We valued and revered our mother, especially her son Jonathan, affectionately known as Charlie Brown. He was not as ODD as the other two. Charlie loved to spend time with mom from the time he was a little boy and into his adult years. He would sit and watch her cook, bake, or sew, watch tv, talk about his life’s decisions, run her errands, etc. But most importantly, he loved capturing our family moments using his superb photography skills. Charlie immortalized the very gift for which our mother prayed to God, a family to take care of. Charlie and his miraculous camera had a front row seat at practically every birthday, graduation, celebration, and Thanksgiving, Christmas, Easter, Mother’s and Father’s Day, and the list goes on. He has provided our family with volumes of photographic journals of how God has transformed the lives of our
lineage, born in poverty and nurtured to prosperity! Our mother’s life was truly a walking epistle of faith personified.
Our mother, Mrs. Virginia Myers Bailey (Ladd) was preceded in death by her grandparents, John W. Myers and Emily Clemons; Morton Mosby and Mabel Berts; parents, John Richard Myers and Queed Yourlee Ladd (Mosby); Paternal Aunts, Irene Williams and Sarah Griffith; former husband, Walter Timothy Bailey, Sr.; Mother-in-law, Marguerite Bailey; Sister-in-laws, Marguerite Bailey and Cecile Manuel; Brother-in-law, Parker Henry Bailey; sisters, Ada Van Buren, Erma Ladd, and Estelle Pratt; bonus sisters, Sylvia D. McNeil, and Ivy Wright; sons, Leroy Myers, and Johnny Bailey; bonus son, Walter Warren Bailey, Sr.; daughter, Marguerite Darnita Bailey; bonus daughter, Deirdre Lynn Bailey, Esq.; and grandson, Curtis Uhuru Inyagwa.
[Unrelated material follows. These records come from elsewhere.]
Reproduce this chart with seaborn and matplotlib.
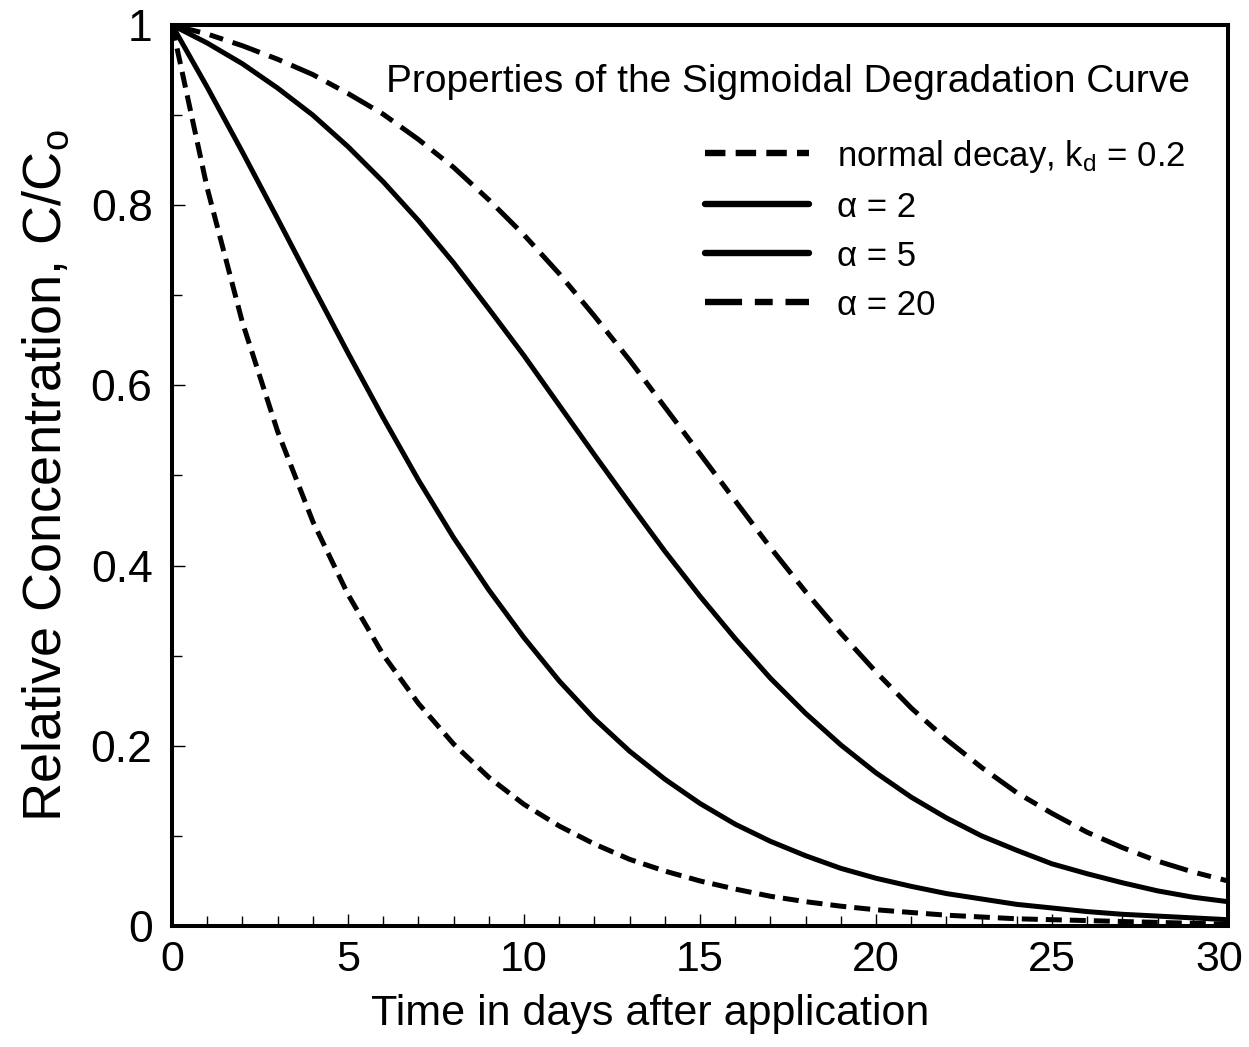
import numpy as np
import pandas as pd
import seaborn as sns
import matplotlib
matplotlib.use('Agg')
import matplotlib.pyplot as plt
import matplotlib.transforms as mtransforms
from matplotlib.ticker import FixedLocator, FixedFormatter, MultipleLocator

# values, one per day
days = list(range(0, 31))
normal_decay = [1.000, 0.819, 0.670, 0.549, 0.449, 0.368, 0.301, 0.247, 0.202, 0.165,
                0.135, 0.111, 0.091, 0.074, 0.061, 0.050, 0.041, 0.033, 0.027, 0.022,
                0.018, 0.015, 0.012, 0.010, 0.008, 0.007, 0.006, 0.005, 0.004, 0.003, 0.002]
alpha_2 = [1.000, 0.931, 0.859, 0.785, 0.710, 0.636, 0.564, 0.495, 0.431, 0.373,
           0.320, 0.272, 0.230, 0.194, 0.163, 0.136, 0.113, 0.094, 0.078, 0.064,
           0.053, 0.044, 0.036, 0.030, 0.024, 0.020, 0.016, 0.013, 0.011, 0.009, 0.007]
alpha_5 = [1.000, 0.980, 0.957, 0.930, 0.900, 0.865, 0.826, 0.783, 0.736, 0.685,
           0.633, 0.578, 0.523, 0.469, 0.416, 0.366, 0.319, 0.275, 0.236, 0.201,
           0.170, 0.143, 0.120, 0.100, 0.084, 0.069, 0.058, 0.048, 0.039, 0.032, 0.027]
alpha_20 = [1.000, 0.990, 0.977, 0.962, 0.945, 0.924, 0.901, 0.873, 0.842, 0.806,
            0.767, 0.724, 0.677, 0.628, 0.576, 0.524, 0.472, 0.420, 0.371, 0.325,
            0.282, 0.242, 0.207, 0.176, 0.148, 0.125, 0.104, 0.087, 0.072, 0.060, 0.050]

labels = ['normal decay, k$_\\mathrm{d}$ = 0.2', '\u03b1 = 2', '\u03b1 = 5', '\u03b1 = 20']
xticks = [0, 5, 10, 15, 20, 25, 30]
xtick_labels = ['0', '5', '10', '15', '20', '25', '30']
yticks = [0, 0.2, 0.4, 0.6, 0.8, 1.0]
ytick_labels = ['0', '0.2', '0.4', '0.6', '0.8', '1']

title = 'Properties of the Sigmoidal Degradation Curve'
xlabel = 'Time in days after application'
ylabel = 'Relative Concentration, C/C$_\\mathrm{o}$'

sns.set_style('white')
plt.rcParams['font.family'] = ['Liberation Sans', 'DejaVu Sans']
plt.rcParams['mathtext.fontset'] = 'custom'
plt.rcParams['mathtext.rm'] = 'Liberation Sans'
plt.rcParams['mathtext.it'] = 'Liberation Sans:italic'
for key in ['text.color', 'axes.labelcolor', 'xtick.color', 'ytick.color']:
    plt.rcParams[key] = 'black'

df = pd.DataFrame({'day': days, 'normal': normal_decay, 'a2': alpha_2,
                   'a5': alpha_5, 'a20': alpha_20})

fig = plt.figure(figsize=(12.49, 10.47), dpi=100)
ax = fig.add_axes([172 / 1249, 1 - 926 / 1047, 1056 / 1249, 901 / 1047])

styles = [
    ('normal', (0, (3.2, 1.6))),
    ('a2', '-'),
    ('a5', '-'),
    ('a20', (0, (5.8, 2.0, 2.8, 2.0))),
]
for (col, ls), lab in zip(styles, labels):
    sns.lineplot(data=df, x='day', y=col, ax=ax, color='black', lw=3.6,
                 linestyle=ls, label=lab)

ax.set_xlim(0, 30)
ax.set_ylim(0, 1)

for sp in ax.spines.values():
    sp.set_linewidth(2.9)
    sp.set_color('black')

ax.xaxis.set_major_locator(FixedLocator(xticks))
ax.xaxis.set_major_formatter(FixedFormatter(xtick_labels))
ax.xaxis.set_minor_locator(MultipleLocator(1))
ax.yaxis.set_major_locator(FixedLocator(yticks))
ax.yaxis.set_major_formatter(FixedFormatter(ytick_labels))
ax.yaxis.set_minor_locator(MultipleLocator(0.1))
ax.tick_params(which='both', direction='in', top=False, right=False,
               bottom=True, left=True, color='black', width=1.0)
ax.tick_params(which='major', length=9)
ax.tick_params(which='minor', length=7)
ax.tick_params(axis='x', which='major', pad=10, labelsize=31)
ax.tick_params(axis='y', which='major', pad=14, labelsize=32)

# nudge the last x label so it stays inside the figure
fig.canvas.draw()
last = ax.get_xticklabels()[-1]
last.set_transform(last.get_transform() +
                   mtransforms.ScaledTranslation(-6 / 72, 0, fig.dpi_scale_trans))

ax.set_xlabel(xlabel, fontsize=31, labelpad=6)
ax.xaxis.set_label_coords(0.453, -0.075)
ax.xaxis.label.set_va('top')
ax.set_ylabel(ylabel, fontsize=39, labelpad=14)

ax.text(0.964, 0.926, title, transform=ax.transAxes, ha='right',
        va='baseline', fontsize=28)

leg = ax.legend(loc='upper left', bbox_to_anchor=(0.505, 0.875), frameon=False,
                prop={'size': 25}, handlelength=3.0, handletextpad=0.8,
                labelspacing=0.46, borderpad=0, borderaxespad=0)
for ln in leg.get_lines():
    ln.set_linewidth(4.6)

fig.savefig('out.png', dpi=100, facecolor='white')
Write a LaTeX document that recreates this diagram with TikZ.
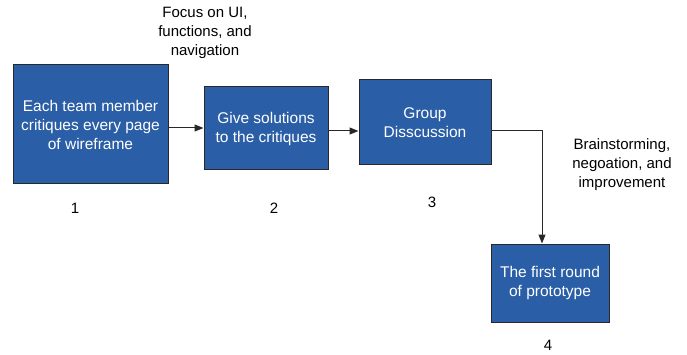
\documentclass[tikz,border=0pt]{standalone}
\usepackage{fontspec}
\setmainfont{Liberation Sans}
\usetikzlibrary{arrows.meta}
\definecolor{boxblue}{RGB}{42,94,166}
\definecolor{edge}{RGB}{40,40,40}
\begin{document}
\begin{tikzpicture}[x=1pt,y=-1pt,
  stepbox/.style={draw=edge,line width=1pt,fill=boxblue,text=white,align=center,
    inner sep=0pt,font=\fontsize{15.5}{19}\selectfont},
  note/.style={align=center,inner sep=0pt,font=\fontsize{15}{19}\selectfont},
  flow/.style={draw=edge,line width=1pt,-{Triangle[length=9pt,width=7pt]}}]
\useasboundingbox (0,0) rectangle (687,355);
% process steps
\node[stepbox,minimum width=155pt,minimum height=119pt] (s1) at (90.5,124.5)
  {Each team member\\critiques every page\\of wireframe};
\node[stepbox,minimum width=124pt,minimum height=83pt] (s2) at (266,128.5)
  {Give solutions\\to the critiques};
\node[stepbox,minimum width=132pt,minimum height=85pt] (s3) at (425,122.5)
  {Group\\Disscussion};
\node[stepbox,minimum width=118pt,minimum height=78pt] (s4) at (550,283)
  {The first round\\of prototype};
% step numbers
\node[note] (n1) at (75,208) {1};
\node[note] (n2) at (274,208) {2};
\node[note] (n3) at (432,202) {3};
\node[note] (n4) at (548,345) {4};
% annotations
\node[note] (a1) at (205,33) {Focus on UI,\\functions, and\\navigation};
\node[note] (a2) at (622,165) {Brainstorming,\\negoation, and\\improvement};
% connectors
\draw[flow] (s1.east |- 0,128) -- (s2.west |- 0,128);
\draw[flow] (s2.east |- 0,131) -- (s3.west |- 0,131);
\coordinate (bend) at (542,131);
\draw[flow] (s3.east |- bend) -- (bend) -- (bend |- s4.north);
\end{tikzpicture}
\end{document}
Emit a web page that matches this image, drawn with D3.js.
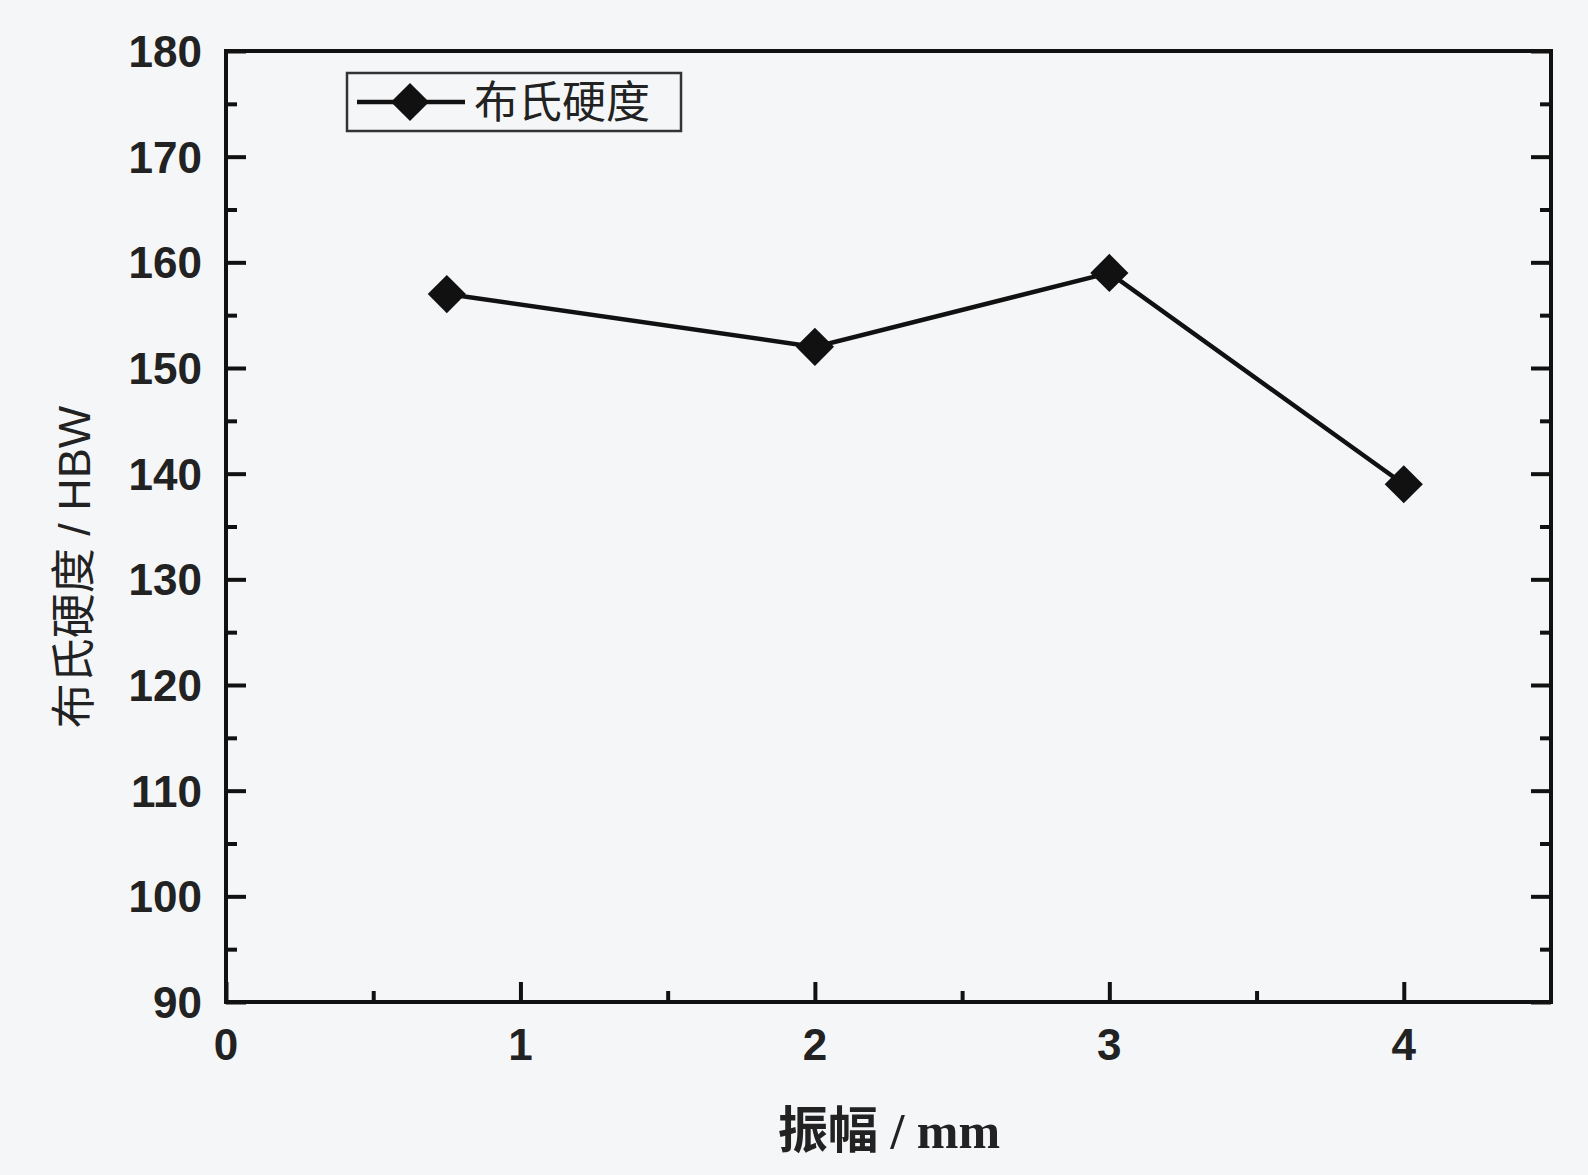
<!DOCTYPE html>
<html><head><meta charset="utf-8">
<script src="https://cdn.jsdelivr.net/npm/d3@7/dist/d3.min.js"></script>
<style>html,body{margin:0;padding:0;background:#f5f6f8;}svg{display:block;}</style>
</head><body>
<svg id="c" width="1588" height="1175"></svg>
<script>
const amplitude = [0.75, 2, 3, 4];
const hardness = [157, 152, 159, 139];
const xTicks = [0, 1, 2, 3, 4];
const yTicks = [90, 100, 110, 120, 130, 140, 150, 160, 170, 180];
const seriesName = "布氏硬度";
const xTitle = "振幅 / mm";
const yTitle = "布氏硬度 / HBW";

const svg = d3.select("#c");
const L = 226, R = 1551, T = 51, B = 1002;
const x = d3.scaleLinear().domain([0, 4.5]).range([L, R]);
const y = d3.scaleLinear().domain([90, 180]).range([B, T]);
const ink = "#111";
const numFont = "'Liberation Sans', Arial, sans-serif";

svg.append("rect").attr("width",1588).attr("height",1175).attr("fill","#f5f6f8");

const xMinor = d3.range(0.5, 4.5, 1);
const yMinor = d3.range(95, 180, 10);

function styleAxis(g){
  g.select(".domain").remove();
  g.selectAll(".tick line").attr("stroke", ink).attr("stroke-width", 4);
}
svg.append("g").attr("transform",`translate(0,${B})`)
  .call(d3.axisBottom(x).tickValues(xTicks).tickSize(-20).tickPadding(0).tickFormat(""))
  .call(styleAxis);
svg.append("g").attr("transform",`translate(0,${B})`)
  .call(d3.axisBottom(x).tickValues(xMinor).tickSize(-11).tickFormat(""))
  .call(styleAxis);
svg.append("g").attr("transform",`translate(${L},0)`)
  .call(d3.axisLeft(y).tickValues(yTicks).tickSize(-20).tickFormat(""))
  .call(styleAxis);
svg.append("g").attr("transform",`translate(${L},0)`)
  .call(d3.axisLeft(y).tickValues(yMinor).tickSize(-11).tickFormat(""))
  .call(styleAxis);
svg.append("g").attr("transform",`translate(${R},0)`)
  .call(d3.axisRight(y).tickValues(yTicks).tickSize(-20).tickFormat(""))
  .call(styleAxis);
svg.append("g").attr("transform",`translate(${R},0)`)
  .call(d3.axisRight(y).tickValues(yMinor).tickSize(-11).tickFormat(""))
  .call(styleAxis);

svg.append("rect").attr("x",L).attr("y",T).attr("width",R-L).attr("height",B-T)
  .attr("fill","none").attr("stroke",ink).attr("stroke-width",4);

svg.append("g").selectAll("text").data(yTicks).join("text")
  .attr("x", 202).attr("y", d => y(d)).attr("dy","0.36em")
  .attr("text-anchor","end").attr("font-family",numFont).attr("font-weight","bold")
  .attr("font-size",44).attr("fill","#222").text(d => d);
svg.append("g").selectAll("text").data(xTicks).join("text")
  .attr("x", d => x(d)).attr("y", 1060)
  .attr("text-anchor","middle").attr("font-family",numFont).attr("font-weight","bold")
  .attr("font-size",44).attr("fill","#222").text(d => d);

svg.append("text").attr("x",889).attr("y",1148).attr("text-anchor","middle")
  .attr("font-family","'Liberation Serif', 'Noto Sans CJK SC', serif").attr("font-weight","bold")
  .attr("font-size",50).attr("fill","#222").text(xTitle);
svg.append("text").attr("transform","translate(90,567) rotate(-90)").attr("text-anchor","middle")
  .attr("font-family","'Liberation Sans', 'Noto Sans CJK SC', sans-serif")
  .attr("font-size",45).attr("fill","#222").text(yTitle);

const line = d3.line().x((d,i)=>x(amplitude[i])).y(d=>y(d));
svg.append("path").datum(hardness).attr("d",line).attr("fill","none")
  .attr("stroke",ink).attr("stroke-width",4.5);
const diamond = d3.symbol().type(d3.symbolSquare).size(27*27);
svg.append("g").selectAll("path").data(hardness).join("path")
  .attr("d", diamond)
  .attr("transform",(d,i)=>`translate(${x(amplitude[i])},${y(d)}) rotate(45)`)
  .attr("fill",ink);

const lg = svg.append("g");
lg.append("rect").attr("x",347).attr("y",73).attr("width",334).attr("height",58)
  .attr("fill","none").attr("stroke","#333").attr("stroke-width",2.5);
lg.append("line").attr("x1",357).attr("x2",465).attr("y1",102).attr("y2",102)
  .attr("stroke",ink).attr("stroke-width",4.5);
lg.append("path").attr("d",diamond).attr("transform","translate(410,102) rotate(45)").attr("fill",ink);
lg.append("text").attr("x",474).attr("y",102).attr("dy","0.36em")
  .attr("font-family","'Noto Sans CJK SC', sans-serif").attr("font-size",44)
  .attr("fill","#222").text(seriesName);
</script>
</body></html>
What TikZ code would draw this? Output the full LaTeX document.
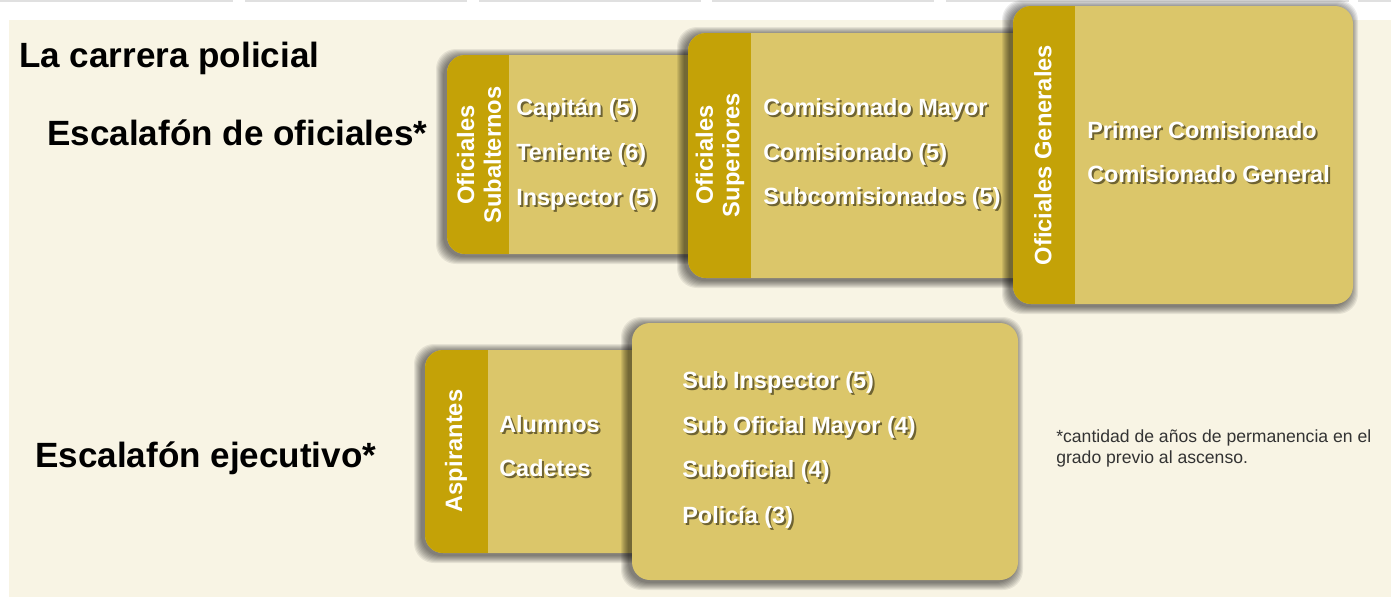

She leaves to carry out her legacy and cherish her memories, her children and bonus children, Allison Annette Bailey (Harry); Dr. Beryl Irene Bailey Springfield, MA; Dr. Walter Timothy Bailey, Jr. (Vanessa); Troy Johnathon Bailey Naugatuck; Jonathan Howard Bailey (Chaundra) Middletown; her equally loved bonus children, Monte Benjamin Bailey, Sr.; Suzzanne Graggs (Charles) Philadelphia, PA; Thomas Lee Ransom (Brenda); Tannis Marie Bailey; David Timothy Bailey (Sherry) Oxon Hill, MD; Sylvia G. Hayes, Carolyn Lee Bloomfield; daughters-in-law, Deborah Bailey Stratford; Glennish Myers West Haven; and Deidre Turner-Bailey Stratford and a host of cousins, nieces, nephews, grand nieces and nephews, grandchildren, great grandchildren, her Thomas Chapel Church of Christ Disciples of Christ; New Jersey; Pittsburgh; Illinois; South Carolina; and Lynn, MA families; friends and the Elim Park staff.
The family has entrusted Howard K. Hill Funeral Services of Bloomfield, Connecticut with the final arrangements. Home Going Services will be held, Wednesday, May 21, 2025, at the First Church of the Living God, 70 Whitney Street, Hartford, Connecticut 06105. Viewing 9:00 a.m. Services 10:00 a.m.-12:00 p.m.